Taking Action to Work Safe Meeting Kit

TAKING ACTION TO WORK SAFE – EMPLOYEE ROLE

Management can provide all of the training, resources, tools, equipment, etc.0 needed to work safely but if each individual worker does not take action to utilize these things then it is wasted effort.

A SAFETY RISK ASSESSMENT

One of your most important goals is eliminate or reduce the chance of error or injury when employees work with heavy, high-speed manufacturing tools, and high voltage equipment.
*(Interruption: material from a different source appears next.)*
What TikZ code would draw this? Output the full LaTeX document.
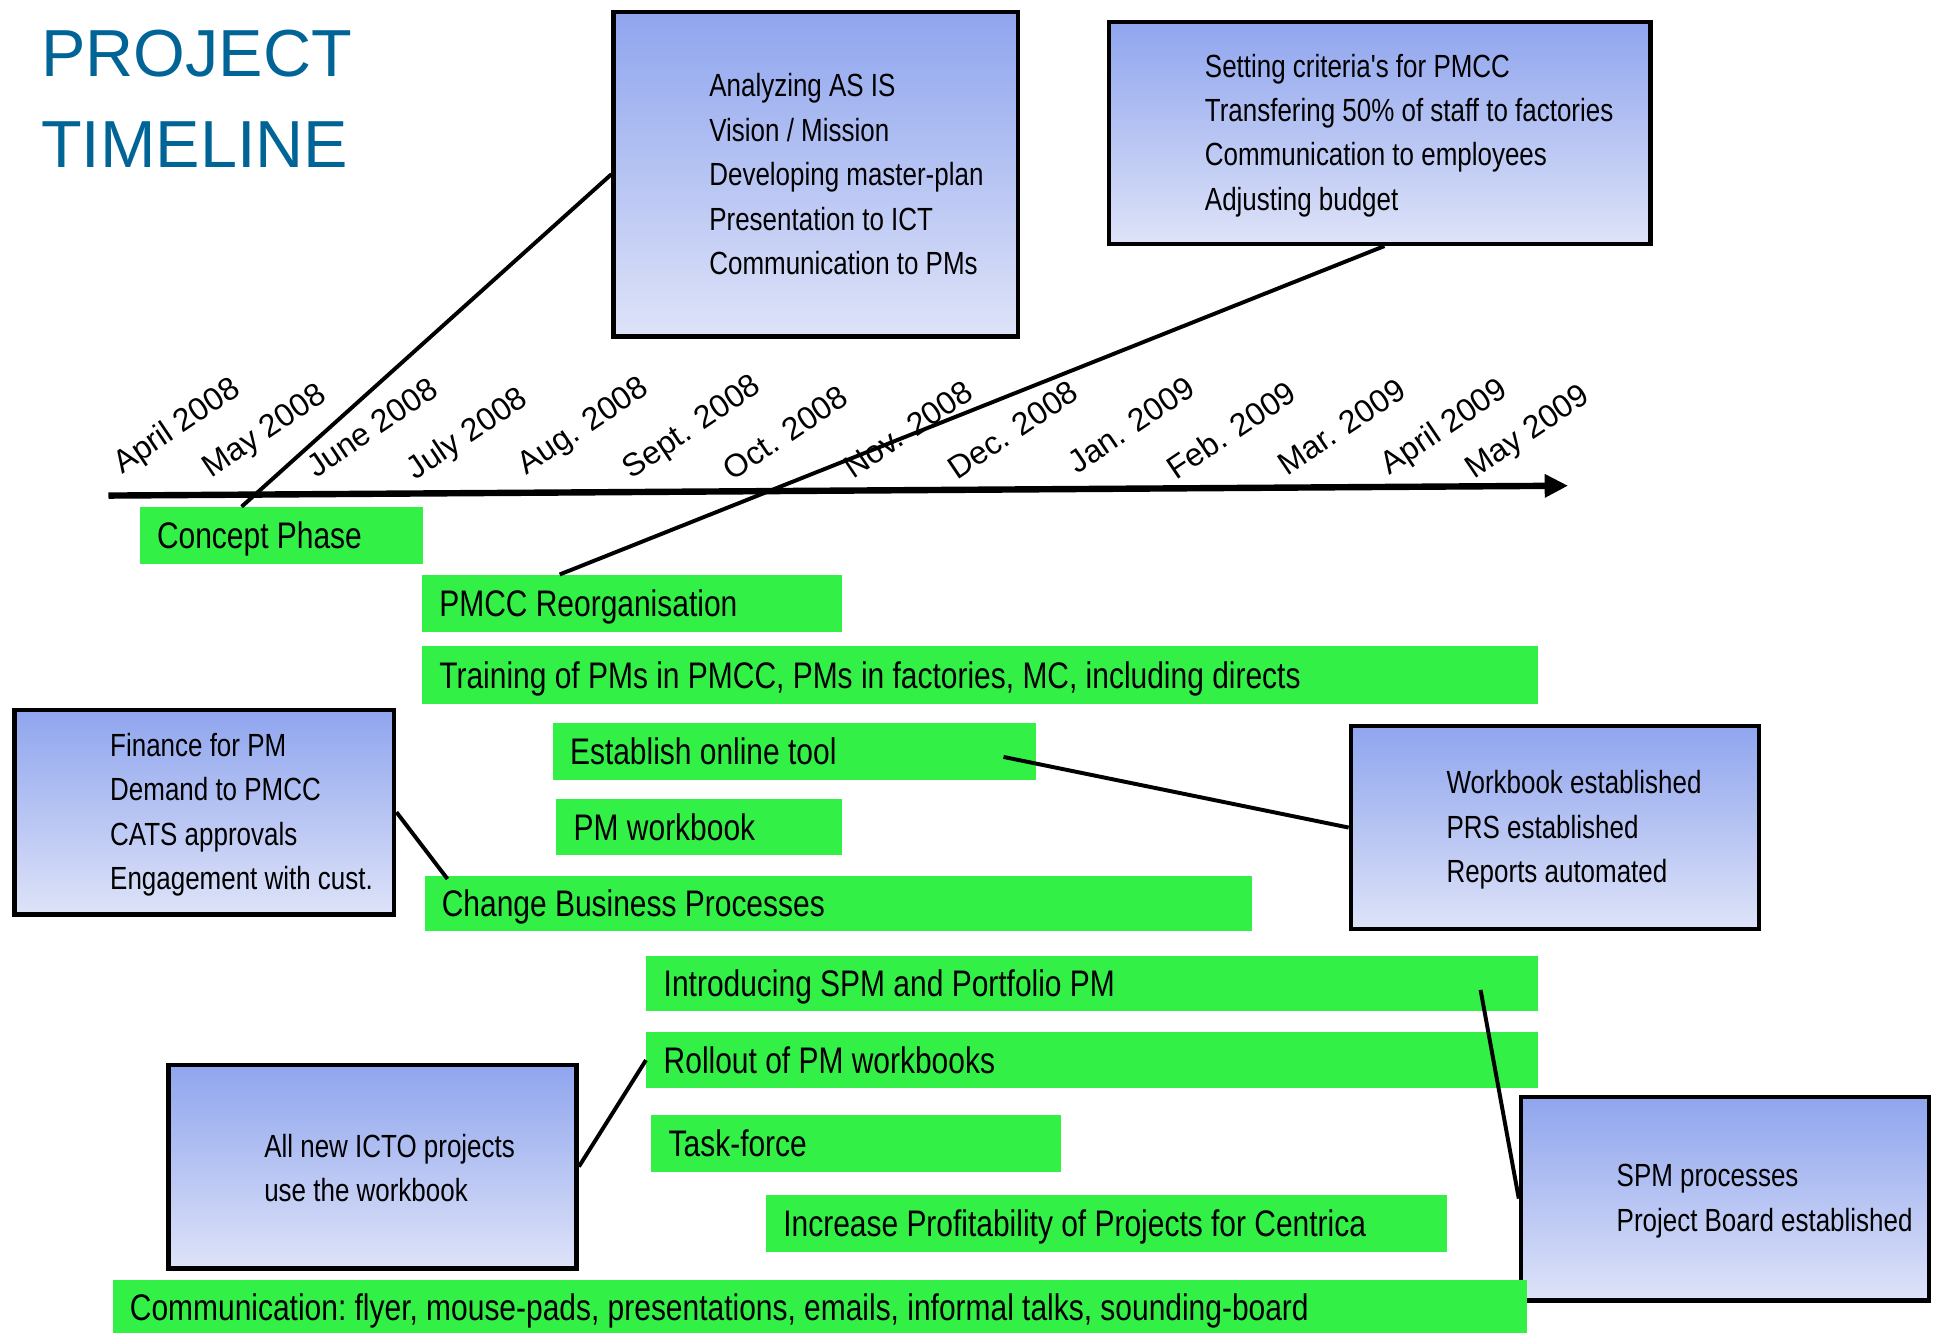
\documentclass[tikz,border=0pt]{standalone}
\usepackage{fontspec}
\setmainfont{Liberation Sans}
\newfontfamily\condsans[FakeStretch=0.81]{Liberation Sans}
\usetikzlibrary{arrows.meta,calc}

\definecolor{bargreen}{RGB}{50,240,70}
\definecolor{titleblue}{RGB}{0,100,150}
\definecolor{boxtop}{RGB}{143,165,238}
\definecolor{boxbot}{RGB}{222,227,248}

\newcommand{\barfont}{\condsans\frenchspacing\fontsize{15}{18}\selectfont}
\newcommand{\notefont}{\condsans\fontsize{13}{18}\selectfont}

\tikzset{
  bar/.style={fill=bargreen, draw=none, anchor=north west, inner xsep=7pt,
    inner ysep=0pt, minimum height=23pt, align=flush left, font=\barfont,
    text height=10.7pt, text depth=0pt},
  notebox/.style={draw=black, line width=1.8pt, top color=boxtop,
    bottom color=boxbot, anchor=north west, inner sep=0pt},
  notetext/.style={anchor=west, align=left, inner sep=0pt, font=\notefont},
  month/.style={anchor=base west, rotate=34, inner sep=0pt,
    font=\fontsize{13}{15}\selectfont},
  heading/.style={anchor=base west, inner sep=0pt, text=titleblue,
    font=\fontsize{27}{37}\selectfont},
  conn/.style={line width=1.6pt},
  axisline/.style={line width=2.6pt, -{Triangle[length=9.5pt,width=9pt]}}
}

\begin{document}
\begin{tikzpicture}[x=0.5pt,y=-0.5pt]
\useasboundingbox (0,0) rectangle (1568,1081);

% title
\node[heading] (ttl1) at (33,62) {PROJECT};
\node[heading] (ttl2) at (33,136) {TIMELINE};

% note boxes
\node[notebox, minimum width=164pt, minimum height=131.5pt] (b1) at (496,8) {};
\node[notetext] (t1) at ($(b1.west)+(79,0)$) {Analyzing AS IS\\Vision / Mission\\Developing master-plan\\Presentation to ICT\\Communication to PMs};

\node[notebox, minimum width=219.5pt, minimum height=90pt] (b2) at (898,16) {};
\node[notetext] (t2) at ($(b2.west)+(79,2)$) {Setting criteria's for PMCC\\Transfering 50\% of staff to factories\\Communication to employees\\Adjusting budget};

\node[notebox, minimum width=154pt, minimum height=83pt] (b3) at (10,574) {};
\node[notetext] (t3) at ($(b3.west)+(79,2)$) {Finance for PM\\Demand to PMCC\\CATS approvals\\Engagement with cust.};

\node[notebox, minimum width=165.5pt, minimum height=82.5pt] (b4) at (1094,587) {};
\node[notetext] (t4) at ($(b4.west)+(79,2)$) {Workbook established\\PRS established\\Reports automated};

\node[notebox, minimum width=165.5pt, minimum height=82.5pt] (b5) at (135,862) {};
\node[notetext] (t5) at ($(b5.west)+(79,1)$) {All new ICTO projects\\use the workbook};

\node[notebox, minimum width=165.5pt, minimum height=82.5pt] (b6) at (1232,888) {};
\node[notetext] (t6) at ($(b6.west)+(79,2)$) {SPM processes\\Project Board established};

% activity bars
\node[bar, minimum width=115pt, text width=101pt] (cp) at (113,411) {Concept Phase};
\node[bar, minimum width=170.5pt, text width=156.5pt] (pm) at (342,466) {PMCC Reorganisation};
\node[bar, minimum width=452.5pt, text width=438.5pt, minimum height=23.5pt] (tr) at (342,524) {Training of PMs in PMCC, PMs in factories, MC, including directs};
\node[bar, minimum width=196pt, text width=182pt] (ot) at (448,586) {Establish online tool};
\node[bar, minimum width=116pt, text width=102pt, minimum height=22.5pt] (wb) at (451,648) {PM workbook};
\node[bar, minimum width=335.5pt, text width=321.5pt, minimum height=22.5pt] (cb) at (344,710) {Change Business Processes};
\node[bar, minimum width=361.5pt, text width=347.5pt, minimum height=22.5pt] (sp) at (524,775) {Introducing SPM and Portfolio PM};
\node[bar, minimum width=361.5pt, text width=347.5pt, minimum height=22.5pt] (ro) at (524,837) {Rollout of PM workbooks};
\node[bar, minimum width=166pt, text width=152pt] (tf) at (528,904) {Task-force};
\node[bar, minimum width=276pt, text width=262pt] (ip) at (621,969) {Increase Profitability of Projects for Centrica};
\node[bar, minimum width=573.5pt, text width=559.5pt, minimum height=22pt] (cm) at (91,1038) {Communication: flyer, mouse-pads, presentations, emails, informal talks, sounding-board};

% time axis
\coordinate (axstart) at (88,402);
\coordinate (axend) at (1272,394);
\draw[axisline] (axstart) -- (axend);

% month labels
\node[month] (m1) at (99,385) {April 2008};
\node[month] (m2) at (171,388) {May 2008};
\node[month] (m3) at (256,388) {June 2008};
\node[month] (m4) at (337,390) {July 2008};
\node[month] (m5) at (427,386) {Aug. 2008};
\node[month] (m6) at (512,389) {Sept. 2008};
\node[month] (m7) at (594,391) {Oct. 2008};
\node[month] (m8) at (692,389) {Nov. 2008};
\node[month] (m9) at (776,390) {Dec. 2008};
\node[month] (m10) at (874,385) {Jan. 2009};
\node[month] (m11) at (954,390) {Feb. 2009};
\node[month] (m12) at (1044,387) {Mar. 2009};
\node[month] (m13) at (1127,386) {April 2009};
\node[month] (m14) at (1196,389) {May 2009};

% connectors from bars to note boxes
\draw[conn] ($(cp.north west)+(83,0)$) -- (b1.west);
\draw[conn] ($(pm.north west)+(112,0)$) -- ($(b2.south west)+(225,0)$);
\draw[conn] ($(ot.north west)+(366,28)$) -- (b4.west);
\draw[conn] (b3.east) -- ($(cb.north west)+(19,3)$);
\draw[conn] ($(sp.north west)+(677,28)$) -- (b6.west);
\draw[conn] (b5.east) -- (ro.west);
\end{tikzpicture}
\end{document}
One of the first steps in executing your safety strategy is to identify the potential hazards that currently exist. This covers anything from oil or water leaking in walkways to warehouse shelving hazards. This step is typically an internal audit-level exercise or risk assessment conducted by evaluation of various historical incident metrics in all areas of the manufacturing facility coupled with the company’s safety strategy. The company establishes tolerable ranges for risk and assigns these values to machine hazards throughout the facility. As part of your safety program strategy, an acceptable risk value to be achieved through mitigation is also assigned.  The risk assessment is the most fundamental component of any machine safety project.

IMPLEMENTATION AND TRAINING

Once equipment safety updates and modifications are made to reduce all identified hazards, the equipment is like a new piece of machinery — safety-rated components have been added, technology and software integrated in machine operation and isolated safety zones have been created. Training employees how to operate and maintain the “new” equipment is critical to everyone’s safety and operational improvement.

Risk mitigation creates necessary change for everyone’s protection and in many cases, provides operational improvement. The Training plan ensures that any worker involved with the operation of the newly upgraded machine is properly trained on the new changes that have been made. Without training, the operator would continue to shutdown the machine as before, creating unnecessary downtime and creating unsafe actions. With effective training, the upgrades, and a retrained workforce often times delivers greater productivity than before the safety upgrade.

EMPLOYEE INVOLVEMENT 

The biggest hurdle in starting a culture of safety is getting everyone to buy into the idea that safety is an investment with real bottom-line benefits. Myths, stories, attitudes, norms, assumptions and beliefs all stand in the way of getting the acceptance facilities need in order to develop a culture of safety. Signs, billboards, reports and incentives can also help, but in the end, the people who run the business will be your greatest asset if they know how to ensure each other’s safety.

SAFETY/ HEALTH PRINCIPLES 

Safety and Health Principles should be established

  • Provide workers with a safe work environment.
  • Demonstrate that work is never so urgent that we cannot take time to do it safely.
  • Demonstrate alignment with the safety mission in both words and actions.
  • Ensure accountability at all levels of supervision for safety performance.
  • Provide on-going property conservation practices.
  • Provide Personal Protective Equipment.
  • Develop and implement safe work procedures and rules.
  • Encourage raising concerns about hazards by everyone.
  • Provide ongoing safety training.
  • Conduct routine/regular workplace inspections.
  • Enforce safety rules and appropriate discipline.
  • Include safety as a performance measurement for all employees.

To build a Safety Program focus on the three supporting areas of Prevention, Capability, and Compliance.

  1. Prevention gives us insight into setting a prevention goal that can be achieved based on basic safety changes, procedural changes, and the more in-depth habits and technologies. Implementing easy to follow policies and hazard prevention are key concepts.
  2. Capability proved to be the biggest surprise to the representatives as they gained an understanding in passive awareness, pro-active engagement, and skill-driven engagement. Culture change starts with orientation and continues with formal and informal training opportunities, and employee driven awards that focus on catching someone in the act of “doing something right” rather than the “number of accident free days”.
  3. Compliance focuses on benchmarking and leveraging internal and external best practices, providing easy access to safety requirements and having simple auditing and tracking methods in place.

FINAL WORD

Be a worker that takes action to ensure safety during work tasks. Do not rely on others to speak up or take the steps necessary to ensure your safety or the safety of others around you. When you identify a hazard take ownership of it and pursue whatever action is needed to correct the situation.